Japan on Thursday began releasing a third batch of treated wastewater from the stricken Fukushima nuclear plant, a process that has seen China and Russia ban seafood from the country in response.
Tokyo Electric Power (TEPCO) said it started releasing 7,800 tonnes of water that had been used to cool reactors that went into meltdown after a 2011 deadly tsunami.
“This one (release) is estimated to finish in about 17 days,” a TEPCO spokeswoman told AFP.
From late August, the utility gradually began releasing the 540 Olympic swimming pools’ worth of wastewater that is being stored on the campus of the Fukushima Daiichi power plant.
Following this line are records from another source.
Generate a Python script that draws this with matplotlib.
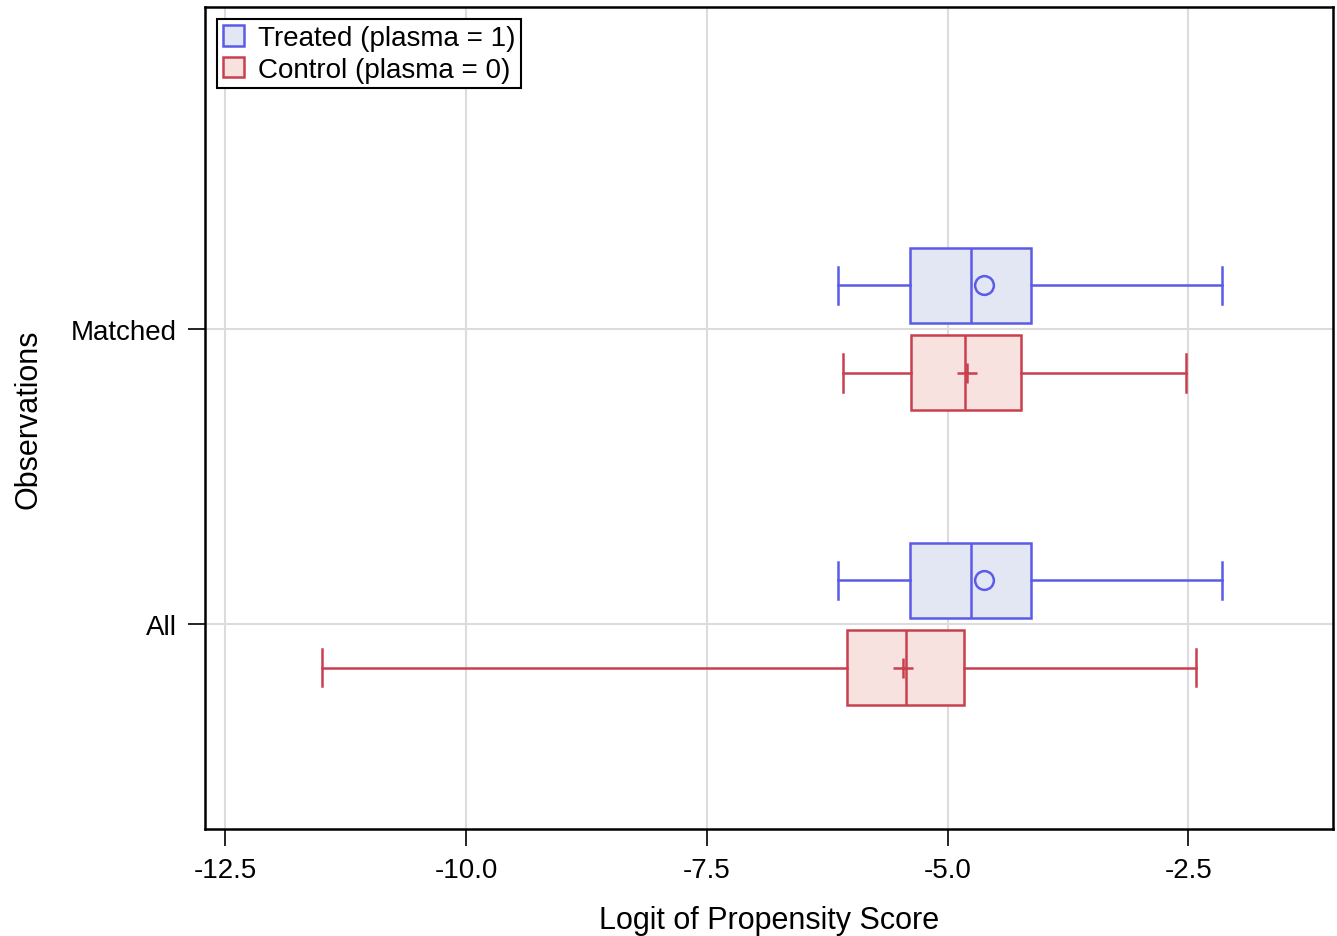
"""Box plots of the logit of propensity score, all vs matched observations."""

import matplotlib
matplotlib.use("Agg")
import matplotlib.pyplot as plt
from matplotlib.patches import Patch

plt.rcParams['font.family'] = ['Liberation Sans', 'DejaVu Sans']

# Data: (whislo, q1, median, q3, whishi, mean)
groups = ["All", "Matched"]
treated_stats = [
    (-6.14, -5.39, -4.76, -4.13, -2.15, -4.62),
    (-6.14, -5.39, -4.76, -4.13, -2.15, -4.62),
]
control_stats = [
    (-11.50, -6.05, -5.43, -4.83, -2.42, -5.46),
    (-6.09, -5.38, -4.82, -4.24, -2.53, -4.80),
]
legend_labels = ["Treated (plasma = 1)", "Control (plasma = 0)"]
x_ticks = [-12.5, -10.0, -7.5, -5.0, -2.5]

BLUE_EDGE = "#5b5be8"
BLUE_FILL = "#e3e7f4"
RED_EDGE = "#c8404f"
RED_FILL = "#f8e2df"


def to_bxp(rows):
    return [dict(whislo=r[0], q1=r[1], med=r[2], q3=r[3], whishi=r[4],
                 mean=r[5], fliers=[]) for r in rows]


fig = plt.figure(figsize=(13.37, 9.37), dpi=100)
ax = fig.add_axes([0.1533, 0.1142, 0.8437, 0.8773])

offset = 0.148
box_w = 0.255
series = [
    (treated_stats, +offset, BLUE_EDGE, BLUE_FILL, "o"),
    (control_stats, -offset, RED_EDGE, RED_FILL, "+"),
]
for stats, off, edge, fill, mk in series:
    pos = [i + off for i in range(len(groups))]
    line = dict(color=edge, linewidth=1.8)
    ax.bxp(
        to_bxp(stats), positions=pos, widths=box_w, capwidths=box_w / 2,
        orientation="horizontal", patch_artist=True, showmeans=True,
        showfliers=False,
        boxprops=dict(facecolor=fill, edgecolor=edge, linewidth=1.8),
        whiskerprops=line, capprops=line, medianprops=line,
        meanprops=dict(marker=mk, markerfacecolor="none",
                       markeredgecolor=edge, markersize=13.5 if mk == "o" else 14,
                       markeredgewidth=1.8),
        zorder=3,
    )

ax.set_xlim(-12.71, -1.0)
ax.set_ylim(-0.695, 2.092)
ax.set_xticks(x_ticks)
ax.set_xticklabels([f"{t:.1f}" for t in x_ticks])
ax.set_yticks(range(len(groups)))
ax.set_yticklabels(groups)
ax.grid(True, color="#dcdcdc", linewidth=1.5, zorder=0)
ax.set_axisbelow(True)

ax.tick_params(axis="both", direction="out", length=12, width=1.2,
               labelsize=20, pad=8)
for side in ["left", "bottom", "top", "right"]:
    ax.spines[side].set_linewidth(1.8)
    ax.spines[side].set_color("black")

ax.set_xlabel("Logit of Propensity Score", fontsize=22, labelpad=16)
ax.set_ylabel("Observations", fontsize=22, labelpad=20)

handles = [
    Patch(facecolor=BLUE_FILL, edgecolor=BLUE_EDGE, linewidth=1.8),
    Patch(facecolor=RED_FILL, edgecolor=RED_EDGE, linewidth=1.8),
]
leg = ax.legend(handles, legend_labels, loc="upper left", fontsize=20,
                fancybox=False, framealpha=1, edgecolor="black",
                handlelength=0.75, handleheight=0.75, handletextpad=0.5,
                borderpad=0.2, labelspacing=0.2, borderaxespad=0.45)
leg.get_frame().set_linewidth(1.5)

fig.savefig("out.png", dpi=100)
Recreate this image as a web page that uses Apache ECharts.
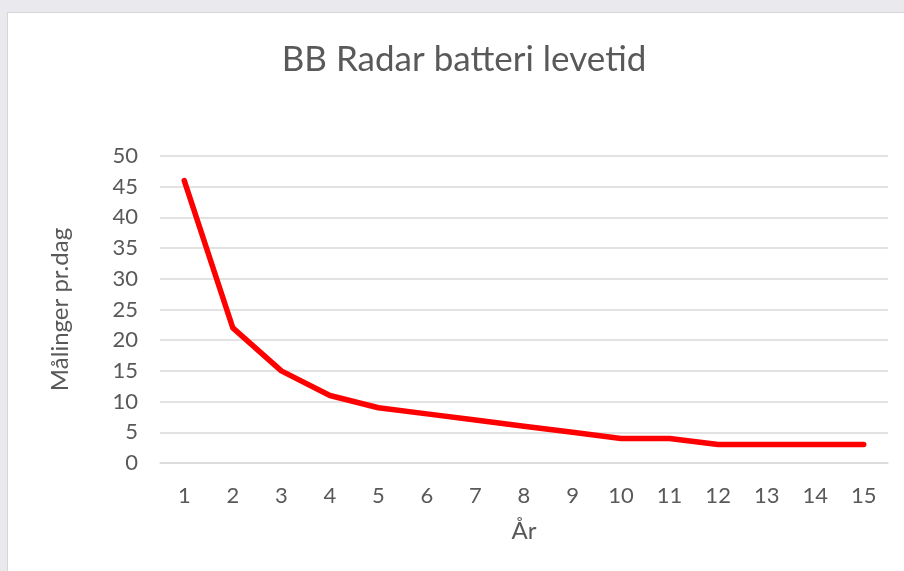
<!DOCTYPE html>
<html>
<head>
<meta charset="utf-8">
<script src="https://cdn.jsdelivr.net/npm/echarts@6/dist/echarts.min.js"></script>
<style>
    html, body { margin: 0; padding: 0; background: #e9e9ee; overflow: hidden; }
    #wrap {
        position: absolute; left: 7px; top: 12px;
        width: 896px; height: 558px;
        background: #fff; border: 1px solid #d6d6d6;
    }
    #chart { width: 896px; height: 558px; }
</style>
</head>
<body>
<div id="wrap"><div id="chart"></div></div>
<script>
// data
var years = ['1', '2', '3', '4', '5', '6', '7', '8', '9', '10', '11', '12', '13', '14', '15'];
var malinger = [46, 22, 15, 11, 9, 8, 7, 6, 5, 4, 4, 3, 3, 3, 3];
var yTicks = { min: 0, max: 50, interval: 5 };

var myChart = echarts.init(document.getElementById('chart'));
var txt = '#595959';
var option = {
    animation: false,
    title: {
        text: 'BB Radar batteri levetid',
        left: 451,
        top: 24,
        textAlign: 'center',
        textStyle: { fontFamily: 'Lato', fontSize: 35, fontWeight: 'normal', color: txt }
    },
    grid: { left: 152, right: 16, top: 143, bottom: 108 },
    xAxis: {
        type: 'category',
        data: years,
        boundaryGap: true,
        name: 'År',
        nameLocation: 'middle',
        nameGap: 56,
        nameTextStyle: { fontFamily: 'Lato', fontSize: 24, color: txt },
        axisLine: { lineStyle: { color: '#d9d9d9', width: 1.5 } },
        axisTick: { show: false },
        axisLabel: { margin: 22, fontFamily: 'Lato', fontSize: 22, color: txt }
    },
    yAxis: {
        type: 'value',
        min: yTicks.min,
        max: yTicks.max,
        interval: yTicks.interval,
        name: 'Målinger pr.dag',
        nameLocation: 'middle',
        nameGap: 88,
        nameTextStyle: { fontFamily: 'Lato', fontSize: 24, color: txt },
        axisLine: { show: false },
        axisTick: { show: false },
        splitLine: { lineStyle: { color: '#d9d9d9', width: 1.5 } },
        axisLabel: { margin: 22, fontFamily: 'Lato', fontSize: 22, color: txt }
    },
    series: [
        {
            type: 'line',
            data: malinger,
            showSymbol: false,
            symbol: 'none',
            lineStyle: { color: '#ff0000', width: 5.5, cap: 'round', join: 'round' }
        }
    ]
};
myChart.setOption(option);
</script>
</body>
</html>
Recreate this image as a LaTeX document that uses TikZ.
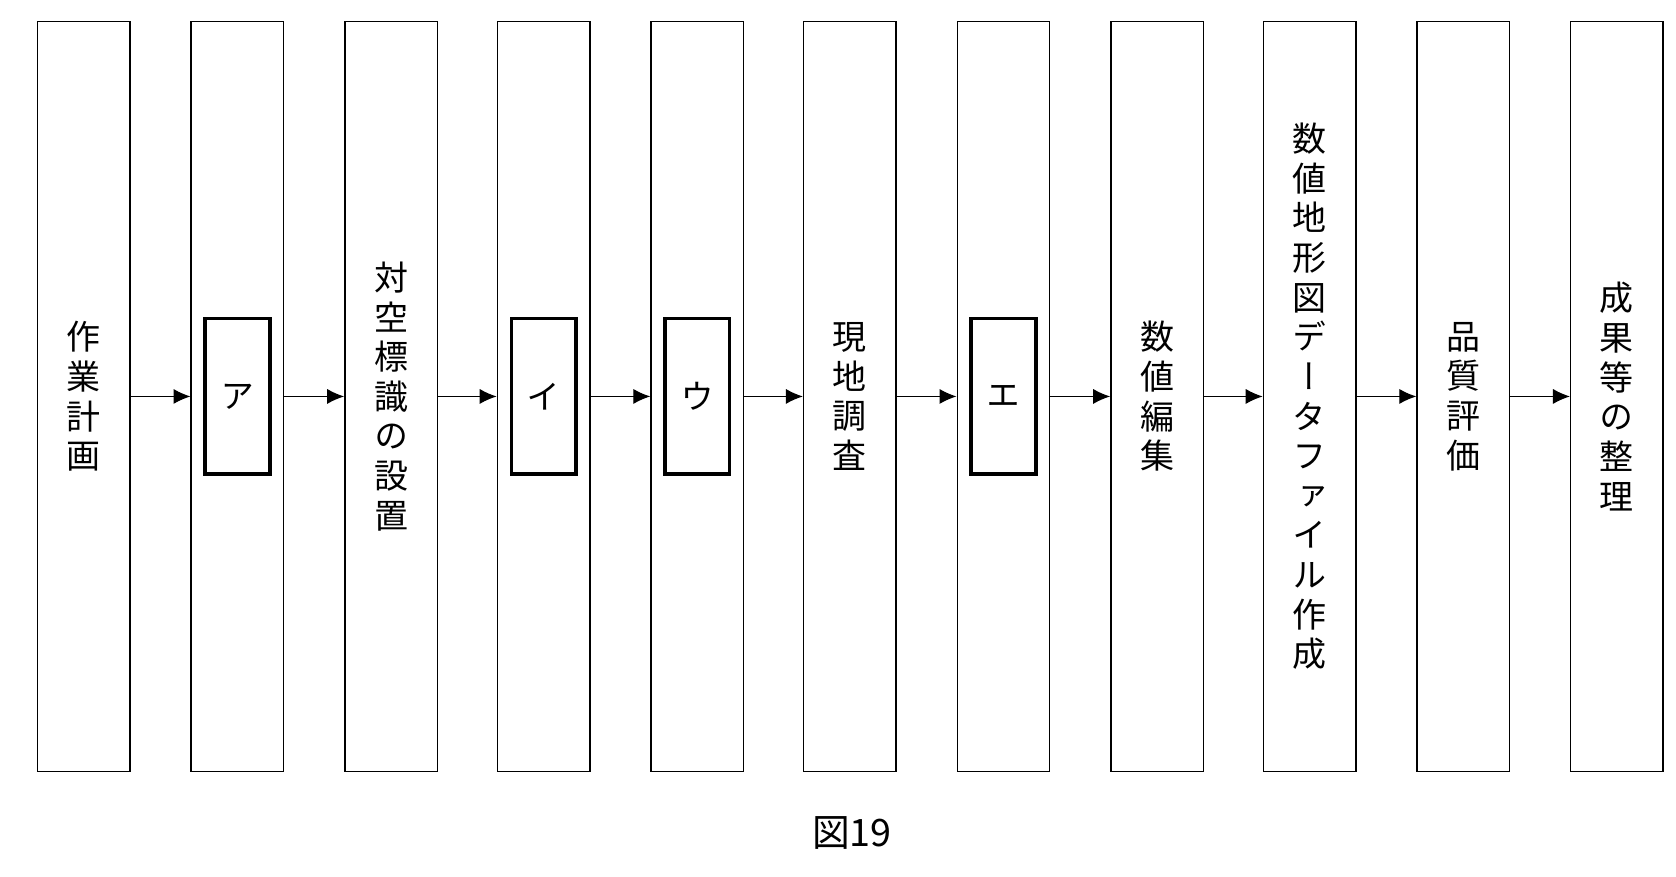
\documentclass[tikz,border=0pt]{standalone}
\usepackage{fontspec}
\newfontfamily\cjk[RawFeature=+vert]{Noto Sans CJK JP}
\newfontfamily\cjkh{Noto Sans CJK JP}
\usetikzlibrary{arrows.meta}
\begin{document}
\begin{tikzpicture}[x=0.02cm,y=-0.02cm,
  col/.style={draw,line width=0.8pt,minimum width=1.72cm,minimum height=13.96cm,inner sep=0pt,
    font=\cjk\fontsize{18}{21}\selectfont,align=center},
  blank/.style={draw,line width=2pt,minimum width=1.2cm,minimum height=2.9cm,inner sep=0pt,font=\cjk\fontsize{18}{21}\selectfont},
  arr/.style={-{Latex[length=9pt,width=8pt]},line width=0.6pt}]
\useasboundingbox (0,0) rectangle (1560,816);
\def\cy{369}
\node[col] (b1) at (78,\cy) {作\\業\\計\\画};
\node[col] (b2) at (221,\cy) {};
\node[col] (b3) at (364,\cy) {対\\空\\標\\識\\の\\設\\置};
\node[col] (b4) at (506,\cy) {};
\node[col] (b5) at (649,\cy) {};
\node[col] (b6) at (791,\cy) {現\\地\\調\\査};
\node[col] (b7) at (934,\cy) {};
\node[col] (b8) at (1077,\cy) {数\\値\\編\\集};
\node[col] (b9) at (1219,\cy) {数\\値\\地\\形\\図\\デ\\ー\\タ\\フ\\ァ\\イ\\ル\\作\\成};
\node[col] (b10) at (1362,\cy) {品\\質\\評\\価};
\node[col] (b11) at (1505,\cy) {成\\果\\等\\の\\整\\理};
\node[blank] (k1) at (221,\cy) {ア};
\node[blank] (k2) at (506,\cy) {イ};
\node[blank] (k3) at (649,\cy) {ウ};
\node[blank] (k4) at (934,\cy) {エ};
\foreach \a/\b in {b1/b2,b2/b3,b3/b4,b4/b5,b5/b6,b6/b7,b7/b8,b8/b9,b9/b10,b10/b11}
  \draw[arr] (\a.east) -- (\b.west);
\node[font=\cjkh\fontsize{20}{22}\selectfont] (cap) at (793,775) {図19};
\end{tikzpicture}
\end{document}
The facility was running out of space to build more water tanks, and TEPCO needs to clear the area for the much more hazardous task of removing radioactive fuel and rubble from three stricken reactors.
Japan argues that the water being released is harmless and heavily diluted with seawater. It is also being released gradually over decades.
The International Atomic Energy Agency and many leading economies have sided with Japan.
Experts from the IAEA and other agencies, including those from China, have surveyed the environmental impact of the release, including by taking water and fish samples.
The Chinese ban has particularly harmed scallop fishermen in the northern Hokkaido region, some 500 kilometres (300 miles) north of the Fukushima plant, who rely on Chinese factories for shelling the molluscs.
TEPCO and other Japanese businesses were swamped with crank calls from China after the initial release, but now the number is negligible, the TEPCO spokeswoman said.